> _Exercise objective_: Copy out the data exactly, leaving the pictures behind.

** Start Data shown **

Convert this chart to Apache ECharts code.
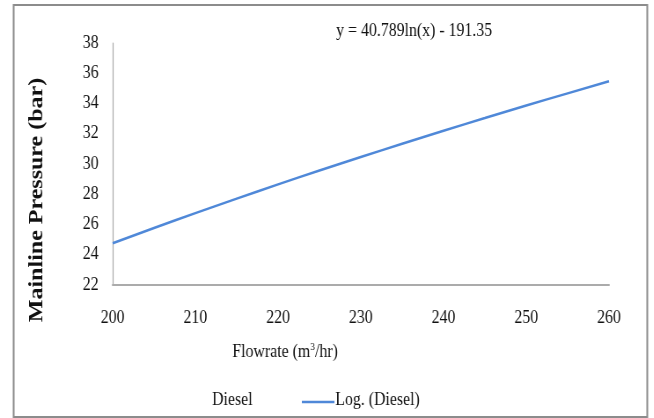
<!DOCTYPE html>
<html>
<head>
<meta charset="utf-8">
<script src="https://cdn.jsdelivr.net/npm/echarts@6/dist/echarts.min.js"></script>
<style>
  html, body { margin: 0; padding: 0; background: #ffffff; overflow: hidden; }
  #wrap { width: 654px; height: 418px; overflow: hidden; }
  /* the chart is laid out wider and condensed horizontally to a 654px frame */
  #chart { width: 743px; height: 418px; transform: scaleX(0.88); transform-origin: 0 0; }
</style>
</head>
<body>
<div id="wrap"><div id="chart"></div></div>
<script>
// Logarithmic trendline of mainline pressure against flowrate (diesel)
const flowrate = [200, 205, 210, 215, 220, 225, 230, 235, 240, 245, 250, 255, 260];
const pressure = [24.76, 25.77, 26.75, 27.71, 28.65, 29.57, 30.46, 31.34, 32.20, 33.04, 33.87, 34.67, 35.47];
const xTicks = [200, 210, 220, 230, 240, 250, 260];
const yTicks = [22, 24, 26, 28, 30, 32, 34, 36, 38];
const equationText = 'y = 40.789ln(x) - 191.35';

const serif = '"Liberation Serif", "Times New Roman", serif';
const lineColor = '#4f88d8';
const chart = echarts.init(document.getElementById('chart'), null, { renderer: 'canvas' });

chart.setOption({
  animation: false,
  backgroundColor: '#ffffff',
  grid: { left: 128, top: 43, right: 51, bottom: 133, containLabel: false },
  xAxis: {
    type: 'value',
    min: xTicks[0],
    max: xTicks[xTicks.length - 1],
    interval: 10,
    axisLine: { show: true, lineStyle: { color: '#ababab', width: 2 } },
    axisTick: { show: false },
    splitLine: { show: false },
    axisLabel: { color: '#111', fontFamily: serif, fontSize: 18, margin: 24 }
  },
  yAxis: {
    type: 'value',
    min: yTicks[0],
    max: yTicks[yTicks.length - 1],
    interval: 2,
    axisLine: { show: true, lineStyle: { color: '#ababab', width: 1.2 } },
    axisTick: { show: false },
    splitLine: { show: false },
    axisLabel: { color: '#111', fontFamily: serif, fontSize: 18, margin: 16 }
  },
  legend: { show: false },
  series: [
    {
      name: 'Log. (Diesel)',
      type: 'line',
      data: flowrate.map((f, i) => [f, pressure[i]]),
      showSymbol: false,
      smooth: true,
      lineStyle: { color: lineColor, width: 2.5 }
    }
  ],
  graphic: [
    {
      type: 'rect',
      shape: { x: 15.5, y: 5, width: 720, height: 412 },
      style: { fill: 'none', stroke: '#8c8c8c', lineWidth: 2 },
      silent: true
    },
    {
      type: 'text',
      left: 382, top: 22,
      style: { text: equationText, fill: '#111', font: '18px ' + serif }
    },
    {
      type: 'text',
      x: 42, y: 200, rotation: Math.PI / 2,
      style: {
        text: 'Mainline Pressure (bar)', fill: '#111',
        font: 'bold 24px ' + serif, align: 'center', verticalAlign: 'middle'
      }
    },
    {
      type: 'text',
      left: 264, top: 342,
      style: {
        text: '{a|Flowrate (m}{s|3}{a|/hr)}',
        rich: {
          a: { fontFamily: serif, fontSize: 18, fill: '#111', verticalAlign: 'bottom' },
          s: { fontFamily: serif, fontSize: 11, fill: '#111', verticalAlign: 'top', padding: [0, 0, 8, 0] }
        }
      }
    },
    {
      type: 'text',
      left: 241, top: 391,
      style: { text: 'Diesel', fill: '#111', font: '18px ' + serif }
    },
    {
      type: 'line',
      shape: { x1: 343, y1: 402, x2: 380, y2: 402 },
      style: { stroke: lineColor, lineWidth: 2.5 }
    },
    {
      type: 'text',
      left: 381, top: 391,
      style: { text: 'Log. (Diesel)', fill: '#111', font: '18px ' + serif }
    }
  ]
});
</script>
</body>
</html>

** End Data shown **

> _Written response_:
Convert this chart to Apache ECharts code.
<!DOCTYPE html>
<html>
<head>
<meta charset="utf-8">
<script src="https://cdn.jsdelivr.net/npm/echarts@6/dist/echarts.min.js"></script>
<style>
  html, body { margin: 0; padding: 0; background: #ffffff; overflow: hidden; }
  #wrap { width: 654px; height: 418px; overflow: hidden; }
  /* the chart is laid out wider and condensed horizontally to a 654px frame */
  #chart { width: 743px; height: 418px; transform: scaleX(0.88); transform-origin: 0 0; }
</style>
</head>
<body>
<div id="wrap"><div id="chart"></div></div>
<script>
// Logarithmic trendline of mainline pressure against flowrate (diesel)
const flowrate = [200, 205, 210, 215, 220, 225, 230, 235, 240, 245, 250, 255, 260];
const pressure = [24.76, 25.77, 26.75, 27.71, 28.65, 29.57, 30.46, 31.34, 32.20, 33.04, 33.87, 34.67, 35.47];
const xTicks = [200, 210, 220, 230, 240, 250, 260];
const yTicks = [22, 24, 26, 28, 30, 32, 34, 36, 38];
const equationText = 'y = 40.789ln(x) - 191.35';

const serif = '"Liberation Serif", "Times New Roman", serif';
const lineColor = '#4f88d8';
const chart = echarts.init(document.getElementById('chart'), null, { renderer: 'canvas' });

chart.setOption({
  animation: false,
  backgroundColor: '#ffffff',
  grid: { left: 128, top: 43, right: 51, bottom: 133, containLabel: false },
  xAxis: {
    type: 'value',
    min: xTicks[0],
    max: xTicks[xTicks.length - 1],
    interval: 10,
    axisLine: { show: true, lineStyle: { color: '#ababab', width: 2 } },
    axisTick: { show: false },
    splitLine: { show: false },
    axisLabel: { color: '#111', fontFamily: serif, fontSize: 18, margin: 24 }
  },
  yAxis: {
    type: 'value',
    min: yTicks[0],
    max: yTicks[yTicks.length - 1],
    interval: 2,
    axisLine: { show: true, lineStyle: { color: '#ababab', width: 1.2 } },
    axisTick: { show: false },
    splitLine: { show: false },
    axisLabel: { color: '#111', fontFamily: serif, fontSize: 18, margin: 16 }
  },
  legend: { show: false },
  series: [
    {
      name: 'Log. (Diesel)',
      type: 'line',
      data: flowrate.map((f, i) => [f, pressure[i]]),
      showSymbol: false,
      smooth: true,
      lineStyle: { color: lineColor, width: 2.5 }
    }
  ],
  graphic: [
    {
      type: 'rect',
      shape: { x: 15.5, y: 5, width: 720, height: 412 },
      style: { fill: 'none', stroke: '#8c8c8c', lineWidth: 2 },
      silent: true
    },
    {
      type: 'text',
      left: 382, top: 22,
      style: { text: equationText, fill: '#111', font: '18px ' + serif }
    },
    {
      type: 'text',
      x: 42, y: 200, rotation: Math.PI / 2,
      style: {
        text: 'Mainline Pressure (bar)', fill: '#111',
        font: 'bold 24px ' + serif, align: 'center', verticalAlign: 'middle'
      }
    },
    {
      type: 'text',
      left: 264, top: 342,
      style: {
        text: '{a|Flowrate (m}{s|3}{a|/hr)}',
        rich: {
          a: { fontFamily: serif, fontSize: 18, fill: '#111', verticalAlign: 'bottom' },
          s: { fontFamily: serif, fontSize: 11, fill: '#111', verticalAlign: 'top', padding: [0, 0, 8, 0] }
        }
      }
    },
    {
      type: 'text',
      left: 241, top: 391,
      style: { text: 'Diesel', fill: '#111', font: '18px ' + serif }
    },
    {
      type: 'line',
      shape: { x1: 343, y1: 402, x2: 380, y2: 402 },
      style: { stroke: lineColor, lineWidth: 2.5 }
    },
    {
      type: 'text',
      left: 381, top: 391,
      style: { text: 'Log. (Diesel)', fill: '#111', font: '18px ' + serif }
    }
  ]
});
</script>
</body>
</html>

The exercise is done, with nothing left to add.